Extract the lines between the ones holding "Write a LaTeX" and "text=white] (traf2) at", inclusive, exactly as written and nothing more.
━━ GIVEN ENTRIES ━━
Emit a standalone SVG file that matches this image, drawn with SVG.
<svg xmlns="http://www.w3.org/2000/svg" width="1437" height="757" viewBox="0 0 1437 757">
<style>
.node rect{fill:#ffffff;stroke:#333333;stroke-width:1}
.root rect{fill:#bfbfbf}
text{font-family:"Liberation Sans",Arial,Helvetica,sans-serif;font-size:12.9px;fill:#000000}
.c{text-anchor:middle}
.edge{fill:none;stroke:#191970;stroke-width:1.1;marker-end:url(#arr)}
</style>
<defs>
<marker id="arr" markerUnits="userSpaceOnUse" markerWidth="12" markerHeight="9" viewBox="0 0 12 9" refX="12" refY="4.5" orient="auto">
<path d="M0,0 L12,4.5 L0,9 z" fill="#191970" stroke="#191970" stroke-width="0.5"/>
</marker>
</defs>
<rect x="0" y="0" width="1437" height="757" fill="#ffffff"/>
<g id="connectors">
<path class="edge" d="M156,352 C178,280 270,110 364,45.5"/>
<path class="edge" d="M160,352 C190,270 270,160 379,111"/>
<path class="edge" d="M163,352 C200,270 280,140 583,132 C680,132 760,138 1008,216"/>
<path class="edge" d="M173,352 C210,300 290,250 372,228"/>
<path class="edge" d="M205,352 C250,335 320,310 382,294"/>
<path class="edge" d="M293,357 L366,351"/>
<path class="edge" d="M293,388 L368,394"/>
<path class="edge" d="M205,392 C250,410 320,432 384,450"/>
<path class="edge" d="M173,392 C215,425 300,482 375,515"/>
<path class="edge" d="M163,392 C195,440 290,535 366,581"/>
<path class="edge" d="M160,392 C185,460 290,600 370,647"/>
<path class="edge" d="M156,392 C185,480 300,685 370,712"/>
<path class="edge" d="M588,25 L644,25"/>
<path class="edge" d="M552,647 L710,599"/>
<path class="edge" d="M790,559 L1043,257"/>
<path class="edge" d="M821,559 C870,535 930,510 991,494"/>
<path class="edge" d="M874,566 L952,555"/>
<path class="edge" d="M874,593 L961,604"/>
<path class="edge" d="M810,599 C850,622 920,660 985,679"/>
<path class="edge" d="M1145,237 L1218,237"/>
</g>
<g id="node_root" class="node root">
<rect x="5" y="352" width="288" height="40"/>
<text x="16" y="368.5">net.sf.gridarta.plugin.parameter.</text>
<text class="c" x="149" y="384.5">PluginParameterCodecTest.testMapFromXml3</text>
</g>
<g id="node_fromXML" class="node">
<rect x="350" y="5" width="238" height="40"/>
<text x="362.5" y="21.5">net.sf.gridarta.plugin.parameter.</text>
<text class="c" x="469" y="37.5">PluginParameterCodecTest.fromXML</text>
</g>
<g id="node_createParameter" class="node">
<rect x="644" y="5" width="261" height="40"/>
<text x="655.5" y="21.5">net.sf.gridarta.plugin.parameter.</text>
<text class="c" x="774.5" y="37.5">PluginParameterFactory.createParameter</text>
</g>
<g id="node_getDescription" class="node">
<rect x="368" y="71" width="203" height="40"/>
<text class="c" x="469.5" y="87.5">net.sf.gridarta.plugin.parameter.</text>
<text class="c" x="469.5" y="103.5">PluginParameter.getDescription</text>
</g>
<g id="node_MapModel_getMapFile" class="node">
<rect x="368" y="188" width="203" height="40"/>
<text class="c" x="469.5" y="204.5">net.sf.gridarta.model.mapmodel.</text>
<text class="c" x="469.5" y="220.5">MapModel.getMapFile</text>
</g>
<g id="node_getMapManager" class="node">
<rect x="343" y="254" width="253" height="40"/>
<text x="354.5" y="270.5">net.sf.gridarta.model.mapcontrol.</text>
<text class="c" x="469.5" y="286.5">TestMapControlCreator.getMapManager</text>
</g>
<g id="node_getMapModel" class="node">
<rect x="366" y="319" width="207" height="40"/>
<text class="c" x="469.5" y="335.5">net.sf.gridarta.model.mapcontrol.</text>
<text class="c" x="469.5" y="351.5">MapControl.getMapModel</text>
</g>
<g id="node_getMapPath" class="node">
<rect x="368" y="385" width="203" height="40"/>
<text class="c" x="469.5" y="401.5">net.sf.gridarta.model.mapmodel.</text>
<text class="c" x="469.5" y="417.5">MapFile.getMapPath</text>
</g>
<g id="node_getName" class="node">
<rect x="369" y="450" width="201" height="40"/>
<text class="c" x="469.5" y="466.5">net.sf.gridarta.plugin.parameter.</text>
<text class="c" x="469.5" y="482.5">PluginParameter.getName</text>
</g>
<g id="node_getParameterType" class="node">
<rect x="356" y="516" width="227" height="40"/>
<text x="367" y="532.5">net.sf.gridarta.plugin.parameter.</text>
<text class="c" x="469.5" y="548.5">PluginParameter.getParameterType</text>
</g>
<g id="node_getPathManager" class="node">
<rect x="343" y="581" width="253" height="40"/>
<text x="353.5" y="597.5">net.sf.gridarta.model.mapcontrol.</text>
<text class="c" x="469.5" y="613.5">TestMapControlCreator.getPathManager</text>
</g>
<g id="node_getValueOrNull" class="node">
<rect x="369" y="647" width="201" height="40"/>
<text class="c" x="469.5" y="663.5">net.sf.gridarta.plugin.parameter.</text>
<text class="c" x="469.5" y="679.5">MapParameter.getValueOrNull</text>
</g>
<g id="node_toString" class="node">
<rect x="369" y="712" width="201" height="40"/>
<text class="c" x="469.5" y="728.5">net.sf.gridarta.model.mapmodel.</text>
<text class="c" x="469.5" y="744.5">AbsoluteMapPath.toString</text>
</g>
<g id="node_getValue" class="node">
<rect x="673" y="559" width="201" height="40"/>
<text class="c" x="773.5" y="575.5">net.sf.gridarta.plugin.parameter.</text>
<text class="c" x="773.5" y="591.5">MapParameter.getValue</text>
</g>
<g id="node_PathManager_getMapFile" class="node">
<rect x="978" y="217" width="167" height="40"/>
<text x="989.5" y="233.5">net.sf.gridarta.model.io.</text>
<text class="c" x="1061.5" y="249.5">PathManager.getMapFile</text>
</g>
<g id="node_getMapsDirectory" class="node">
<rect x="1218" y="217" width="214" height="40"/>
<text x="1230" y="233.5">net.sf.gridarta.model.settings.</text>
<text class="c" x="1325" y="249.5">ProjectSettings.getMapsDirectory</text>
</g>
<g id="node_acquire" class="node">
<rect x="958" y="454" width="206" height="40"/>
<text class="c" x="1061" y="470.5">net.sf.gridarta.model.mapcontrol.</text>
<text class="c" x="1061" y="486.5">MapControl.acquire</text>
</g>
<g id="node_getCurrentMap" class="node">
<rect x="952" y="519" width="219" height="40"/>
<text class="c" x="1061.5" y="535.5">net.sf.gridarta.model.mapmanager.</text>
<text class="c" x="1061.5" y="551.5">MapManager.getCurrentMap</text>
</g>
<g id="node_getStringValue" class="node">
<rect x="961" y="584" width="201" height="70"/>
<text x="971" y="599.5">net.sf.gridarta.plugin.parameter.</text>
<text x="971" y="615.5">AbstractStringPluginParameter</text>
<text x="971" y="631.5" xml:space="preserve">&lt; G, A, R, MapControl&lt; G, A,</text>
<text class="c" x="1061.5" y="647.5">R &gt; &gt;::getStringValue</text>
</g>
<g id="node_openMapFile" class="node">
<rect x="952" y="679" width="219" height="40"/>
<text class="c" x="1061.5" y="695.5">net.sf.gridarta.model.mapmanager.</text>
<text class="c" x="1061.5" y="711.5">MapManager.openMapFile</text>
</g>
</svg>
━━━
━━ GIVEN ENTRIES ━━
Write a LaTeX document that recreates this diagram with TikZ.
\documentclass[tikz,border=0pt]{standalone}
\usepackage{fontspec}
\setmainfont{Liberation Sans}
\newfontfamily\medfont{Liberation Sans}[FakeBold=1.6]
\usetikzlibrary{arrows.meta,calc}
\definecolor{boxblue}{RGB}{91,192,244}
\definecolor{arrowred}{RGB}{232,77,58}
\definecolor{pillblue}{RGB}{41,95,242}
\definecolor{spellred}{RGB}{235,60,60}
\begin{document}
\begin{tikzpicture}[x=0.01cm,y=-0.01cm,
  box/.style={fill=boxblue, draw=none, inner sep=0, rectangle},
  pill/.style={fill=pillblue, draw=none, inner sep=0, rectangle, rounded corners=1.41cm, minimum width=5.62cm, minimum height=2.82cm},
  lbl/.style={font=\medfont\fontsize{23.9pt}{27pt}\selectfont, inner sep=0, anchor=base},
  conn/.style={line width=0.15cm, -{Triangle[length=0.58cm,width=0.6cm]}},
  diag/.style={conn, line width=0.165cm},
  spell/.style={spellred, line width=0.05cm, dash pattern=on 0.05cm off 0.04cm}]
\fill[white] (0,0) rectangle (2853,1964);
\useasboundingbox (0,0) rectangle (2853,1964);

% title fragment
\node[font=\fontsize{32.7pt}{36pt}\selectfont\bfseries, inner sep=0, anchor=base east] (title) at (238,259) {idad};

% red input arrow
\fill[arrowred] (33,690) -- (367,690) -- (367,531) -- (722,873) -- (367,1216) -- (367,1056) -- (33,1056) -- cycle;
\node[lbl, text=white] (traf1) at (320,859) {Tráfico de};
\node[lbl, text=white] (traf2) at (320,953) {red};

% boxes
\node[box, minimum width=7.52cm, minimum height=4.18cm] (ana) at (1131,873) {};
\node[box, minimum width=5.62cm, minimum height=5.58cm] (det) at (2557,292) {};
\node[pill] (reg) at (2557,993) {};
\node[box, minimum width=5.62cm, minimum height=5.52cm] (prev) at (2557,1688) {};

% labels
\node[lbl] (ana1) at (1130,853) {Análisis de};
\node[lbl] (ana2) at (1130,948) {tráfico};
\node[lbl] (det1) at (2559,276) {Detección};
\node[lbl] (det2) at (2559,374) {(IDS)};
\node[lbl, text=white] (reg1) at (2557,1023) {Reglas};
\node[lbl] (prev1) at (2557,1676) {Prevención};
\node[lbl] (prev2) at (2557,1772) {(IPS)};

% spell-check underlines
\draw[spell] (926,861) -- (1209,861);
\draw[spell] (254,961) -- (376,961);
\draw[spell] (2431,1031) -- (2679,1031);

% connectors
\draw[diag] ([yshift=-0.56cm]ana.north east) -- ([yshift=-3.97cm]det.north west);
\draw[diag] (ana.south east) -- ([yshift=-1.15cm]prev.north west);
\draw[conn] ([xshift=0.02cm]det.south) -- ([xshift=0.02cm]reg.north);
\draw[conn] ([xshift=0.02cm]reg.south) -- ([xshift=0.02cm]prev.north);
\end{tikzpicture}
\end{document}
━━━
--- FULL RESPONSE ---
Write a LaTeX document that recreates this diagram with TikZ.
\documentclass[tikz,border=0pt]{standalone}
\usepackage{fontspec}
\setmainfont{Liberation Sans}
\newfontfamily\medfont{Liberation Sans}[FakeBold=1.6]
\usetikzlibrary{arrows.meta,calc}
\definecolor{boxblue}{RGB}{91,192,244}
\definecolor{arrowred}{RGB}{232,77,58}
\definecolor{pillblue}{RGB}{41,95,242}
\definecolor{spellred}{RGB}{235,60,60}
\begin{document}
\begin{tikzpicture}[x=0.01cm,y=-0.01cm,
  box/.style={fill=boxblue, draw=none, inner sep=0, rectangle},
  pill/.style={fill=pillblue, draw=none, inner sep=0, rectangle, rounded corners=1.41cm, minimum width=5.62cm, minimum height=2.82cm},
  lbl/.style={font=\medfont\fontsize{23.9pt}{27pt}\selectfont, inner sep=0, anchor=base},
  conn/.style={line width=0.15cm, -{Triangle[length=0.58cm,width=0.6cm]}},
  diag/.style={conn, line width=0.165cm},
  spell/.style={spellred, line width=0.05cm, dash pattern=on 0.05cm off 0.04cm}]
\fill[white] (0,0) rectangle (2853,1964);
\useasboundingbox (0,0) rectangle (2853,1964);

% title fragment
\node[font=\fontsize{32.7pt}{36pt}\selectfont\bfseries, inner sep=0, anchor=base east] (title) at (238,259) {idad};

% red input arrow
\fill[arrowred] (33,690) -- (367,690) -- (367,531) -- (722,873) -- (367,1216) -- (367,1056) -- (33,1056) -- cycle;
\node[lbl, text=white] (traf1) at (320,859) {Tráfico de};
\node[lbl, text=white] (traf2) at (320,953) {red};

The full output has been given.